What does 'explain' say? (run EXPLAIN SELECT * FROM transactionlist where date(TranDateTime) = '2008-08-17')

If it's not using your index because of the date() function, a range query should run fast:

SELECT * FROM transactionlist where TranDateTime >= '2008-08-17' AND TranDateTime < '2008-08-18'

0
votes

Rather than making an index based on a function (if that is even possible in mysql) make your where clause do a range comparison. Something like:

Where TranDateTime > '2008-08-17 00:00:00' and TranDateTime < '2008-08-17 11:59:59')

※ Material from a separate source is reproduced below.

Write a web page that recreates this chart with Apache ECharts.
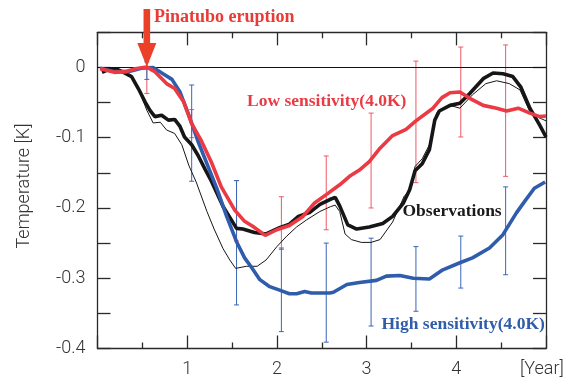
<!DOCTYPE html>
<html><head><meta charset="utf-8">
<script src="https://cdn.jsdelivr.net/npm/echarts@6/dist/echarts.min.js"></script>
<style>html,body{margin:0;padding:0;background:#fff}#c{width:575px;height:383px}</style>
</head><body><div id="c"></div>
<script>
// ---- data ----
const lowSens = [[0.03,-0.002],[0.1,-0.004],[0.19,-0.007],[0.31,-0.006],[0.42,-0.002],[0.55,0.0005],[0.64,-0.006],[0.77,-0.023],[0.86,-0.03],[0.96,-0.049],[1.05,-0.08],[1.16,-0.105],[1.27,-0.135],[1.38,-0.17],[1.53,-0.203],[1.64,-0.219],[1.73,-0.226],[1.87,-0.239],[2.0,-0.231],[2.14,-0.225],[2.29,-0.212],[2.42,-0.193],[2.55,-0.181],[2.7,-0.167],[2.81,-0.155],[2.92,-0.146],[3.03,-0.134],[3.15,-0.115],[3.29,-0.097],[3.44,-0.088],[3.55,-0.076],[3.74,-0.058],[3.84,-0.043],[3.93,-0.036],[4.04,-0.035],[4.15,-0.044],[4.3,-0.054],[4.45,-0.058],[4.56,-0.062],[4.69,-0.058],[4.82,-0.065],[4.93,-0.07],[5.0,-0.069]];
const highSens = [[0.03,-0.001],[0.19,-0.006],[0.34,-0.006],[0.49,-0.001],[0.62,0.0],[0.73,-0.009],[0.83,-0.017],[0.92,-0.035],[1.01,-0.065],[1.12,-0.105],[1.23,-0.14],[1.33,-0.172],[1.44,-0.212],[1.55,-0.248],[1.64,-0.271],[1.72,-0.285],[1.81,-0.302],[1.92,-0.312],[2.03,-0.317],[2.14,-0.322],[2.22,-0.322],[2.31,-0.319],[2.385,-0.321],[2.59,-0.321],[2.63,-0.32],[2.78,-0.309],[2.92,-0.306],[3.11,-0.303],[3.22,-0.297],[3.37,-0.296],[3.52,-0.3],[3.7,-0.301],[3.85,-0.288],[4.04,-0.278],[4.18,-0.271],[4.37,-0.257],[4.52,-0.238],[4.67,-0.207],[4.76,-0.191],[4.87,-0.172],[4.99,-0.163]];
const observations = [[0.05,-0.007],[0.14,-0.002],[0.21,-0.002],[0.29,-0.007],[0.38,-0.013],[0.455,-0.03],[0.53,-0.049],[0.585,-0.061],[0.64,-0.07],[0.715,-0.068],[0.79,-0.075],[0.86,-0.074],[0.92,-0.084],[0.97,-0.099],[1.05,-0.11],[1.12,-0.125],[1.2,-0.145],[1.27,-0.162],[1.4,-0.198],[1.55,-0.229],[1.62,-0.23],[1.75,-0.235],[1.88,-0.237],[2.03,-0.228],[2.14,-0.223],[2.24,-0.212],[2.37,-0.206],[2.48,-0.195],[2.59,-0.188],[2.65,-0.185],[2.7,-0.197],[2.79,-0.224],[2.89,-0.23],[3.03,-0.227],[3.18,-0.222],[3.29,-0.212],[3.41,-0.193],[3.48,-0.174],[3.54,-0.147],[3.62,-0.137],[3.7,-0.117],[3.76,-0.075],[3.81,-0.062],[3.93,-0.054],[4.04,-0.051],[4.15,-0.037],[4.3,-0.016],[4.41,-0.008],[4.52,-0.009],[4.63,-0.013],[4.72,-0.028],[4.82,-0.058],[4.93,-0.082],[5.0,-0.099]];
const observationsAlt = [[0.05,-0.007],[0.14,-0.002],[0.21,-0.002],[0.29,-0.007],[0.38,-0.013],[0.455,-0.03],[0.55,-0.061],[0.62,-0.079],[0.7,-0.078],[0.77,-0.089],[0.86,-0.094],[0.94,-0.11],[1.02,-0.14],[1.1,-0.163],[1.22,-0.205],[1.3,-0.23],[1.4,-0.258],[1.475,-0.274],[1.54,-0.286],[1.66,-0.283],[1.78,-0.283],[1.88,-0.274],[2.0,-0.255],[2.11,-0.24],[2.22,-0.227],[2.33,-0.217],[2.48,-0.205],[2.6,-0.198],[2.65,-0.196],[2.7,-0.205],[2.76,-0.237],[2.83,-0.245],[2.94,-0.249],[3.05,-0.249],[3.15,-0.245],[3.29,-0.22],[3.42,-0.183],[3.48,-0.176],[3.54,-0.141],[3.62,-0.13],[3.7,-0.11],[3.78,-0.065],[3.81,-0.061],[3.93,-0.054],[4.04,-0.058],[4.18,-0.039],[4.33,-0.023],[4.45,-0.019],[4.59,-0.023],[4.71,-0.032],[4.82,-0.063],[4.93,-0.072],[5.0,-0.076]];
const errX = [0.55,1.05,1.55,2.05,2.55,3.05,3.55,4.05,4.55];
const lowErrLo  = [-0.037,-0.1,-0.247,-0.259,-0.231,-0.2,-0.164,-0.099,-0.155];
const lowErrHi  = [0.0,-0.06,-0.161,-0.184,-0.126,-0.065,0.009,0.029,0.032];
const highErrLo = [-0.017,-0.162,-0.338,-0.376,-0.391,-0.368,-0.347,-0.314,-0.295];
const highErrHi = [0.008,-0.025,-0.161,-0.257,-0.25,-0.243,-0.255,-0.24,-0.17];
const xTickLabels = [1,2,3,4];
const yTickLabels = [0,-0.1,-0.2,-0.3,-0.4];
const eruptionYear = 0.55;

// ---- chart ----
const RED='#ec3a44', BLUE='#2f5cab', BLACK='#161616', REDBAR='#ee5a66', BLUEBAR='#3a66b8';
const SANS="Roboto, 'Liberation Sans', sans-serif";
const SERIF="'Liberation Serif','DejaVu Serif',serif";
const chart = echarts.init(document.getElementById('c'), null, {renderer:'canvas'});
function errRender(color){
  return function(params, api){
    const x=api.value(0), lo=api.value(1), hi=api.value(2);
    const p1=api.coord([x,hi]), p2=api.coord([x,lo]); const w=2.5;
    const st={stroke:color,lineWidth:1};
    return {type:'group',children:[
      {type:'line',shape:{x1:p1[0],y1:p1[1],x2:p2[0],y2:p2[1]},style:st},
      {type:'line',shape:{x1:p1[0]-w,y1:p1[1],x2:p1[0]+w,y2:p1[1]},style:st},
      {type:'line',shape:{x1:p2[0]-w,y1:p2[1],x2:p2[0]+w,y2:p2[1]},style:st}
    ]};
  };
}
const axisLine={show:true,onZero:false,lineStyle:{color:'#2a2a2a',width:1.3}};
const xBase={type:'value',min:0,max:5,interval:1,splitLine:{show:false},axisLine:axisLine,
  axisTick:{show:true,inside:true,length:13,lineStyle:{color:'#2a2a2a',width:1.3}},
  minorTick:{show:true,splitNumber:2,length:6,lineStyle:{color:'#2a2a2a',width:1.3}}};
const yBase={type:'value',min:-0.4,max:0.05,interval:0.05,splitLine:{show:false},axisLine:axisLine,
  axisTick:{show:true,inside:true,length:13,lineStyle:{color:'#2a2a2a',width:1.3}}};
const option={
  animation:false,
  grid:{left:97.5,right:29,top:32.3,bottom:34.5,containLabel:false},
  xAxis:[
    Object.assign({},xBase,{position:'bottom',axisLabel:{show:true,margin:12,fontSize:18,fontFamily:SANS,fontWeight:300,color:'#333',
      formatter:v=>xTickLabels.indexOf(Math.round(v*100)/100)>=0?String(v):''}}),
    Object.assign({},xBase,{position:'top',axisLabel:{show:false}})
  ],
  yAxis:[
    Object.assign({},yBase,{position:'left',axisLabel:{show:true,margin:12,fontSize:18,fontFamily:SANS,fontWeight:300,color:'#333',
      formatter:v=>{const r=Math.round(v*100)/100; return yTickLabels.indexOf(r)>=0?(r===0?'0':r.toFixed(1)):'';}}}),
    Object.assign({},yBase,{position:'right',axisLabel:{show:false}})
  ],
  series:[
    {type:'custom',name:'lowErr',renderItem:errRender(REDBAR),data:errX.map((x,i)=>[x,lowErrLo[i],lowErrHi[i]]),encode:{x:0,y:[1,2]},z:2,
      markLine:{silent:true,symbol:'none',label:{show:false},lineStyle:{color:'#111',width:1.2,type:'solid'},data:[{yAxis:0}]}},
    {type:'custom',name:'highErr',renderItem:errRender(BLUEBAR),data:errX.map((x,i)=>[x,highErrLo[i],highErrHi[i]]),encode:{x:0,y:[1,2]},z:2},
    {type:'line',name:'obsAlt',data:observationsAlt,showSymbol:false,symbol:'none',lineStyle:{color:BLACK,width:1},z:3},
    {type:'line',name:'obs',data:observations,showSymbol:false,symbol:'none',lineStyle:{color:BLACK,width:3.6},z:4},
    {type:'line',name:'high',data:highSens,showSymbol:false,symbol:'none',lineStyle:{color:BLUE,width:3.6},z:5},
    {type:'line',name:'low',data:lowSens,showSymbol:false,symbol:'none',lineStyle:{color:RED,width:3.6},z:6}
  ]
};
chart.setOption(option);
const tip = chart.convertToPixel({xAxisIndex:0,yAxisIndex:0},[eruptionYear,0]);
const ax=tip[0], ay=tip[1]-0.5;
chart.setOption({graphic:[
  {type:'polygon',z:100,shape:{points:[[ax-3.3,ay-58],[ax+3.3,ay-58],[ax+3.3,ay-24],[ax+9.5,ay-24],[ax,ay],[ax-9.5,ay-24],[ax-3.3,ay-24]]},style:{fill:'#ea4128'}},
  {type:'text',z:100,x:154,y:17,style:{text:'Pinatubo eruption',fill:'#ea3a36',font:"bold 18px "+SERIF,textAlign:'left',textVerticalAlign:'middle'}},
  {type:'text',z:100,x:247,y:101,style:{text:'Low sensitivity(4.0K)',fill:'#ea3a44',font:"bold 17.5px "+SERIF,textAlign:'left',textVerticalAlign:'middle'}},
  {type:'text',z:100,x:402.5,y:211,style:{text:'Observations',fill:'#1a1a1a',font:"bold 17.5px "+SERIF,textAlign:'left',textVerticalAlign:'middle'}},
  {type:'text',z:100,x:381.5,y:324,style:{text:'High sensitivity(4.0K)',fill:'#2f5cab',font:"bold 17.5px "+SERIF,textAlign:'left',textVerticalAlign:'middle'}},
  {type:'text',z:100,x:520,y:369,style:{text:'[Year]',fill:'#333',font:"300 18px "+SANS,textAlign:'left',textVerticalAlign:'middle'}},
  {type:'text',z:100,x:24,y:186,rotation:Math.PI/2,style:{text:'Temperature [K]',fill:'#333',font:"300 18px "+SANS,textAlign:'center',textVerticalAlign:'middle'}}
]});
</script></body></html>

This lets the DB use the index on TranDateTime (there is one, right?) to do the select.

0
votes

If modifying the table is an option, or you're writing a new one, consider storing date and time in separate columns with respective types. You get performance by having a much smaller key space, and reduced storage (compared to a date-only column derived from a datetime). This also makes it feasible to use in compound keys, even before other columns.

In OP's case:

+-------------------+------------------+------+-----+---------+----------------+
| Field             | Type             | Null | Key | Default | Extra          |
+-------------------+------------------+------+-----+---------+----------------+
| TransactionNumber | int(10) unsigned | NO   | PRI | NULL    | auto_increment |
| WagerId           | int(11)          | YES  | MUL | 0       |                |
| TranNum           | int(11)          | YES  | MUL | 0       |                |
| TranDate          | date             | NO   |     | NULL    |                |
| TranTime          | time             | NO   |     | NULL    |                |
| Amount            | double           | YES  |     | 0       |                |
| Action            | smallint(6)      | YES  |     | 0       |                |
| Uid               | int(11)          | YES  |     | 1       |                |
| AuthId            | int(11)          | YES  |     | 1       |                |
+-------------------+------------------+------+-----+---------+----------------+
-1
votes

Create a new fields with just the dates convert(datetime, left(date_field,10)) and then index that.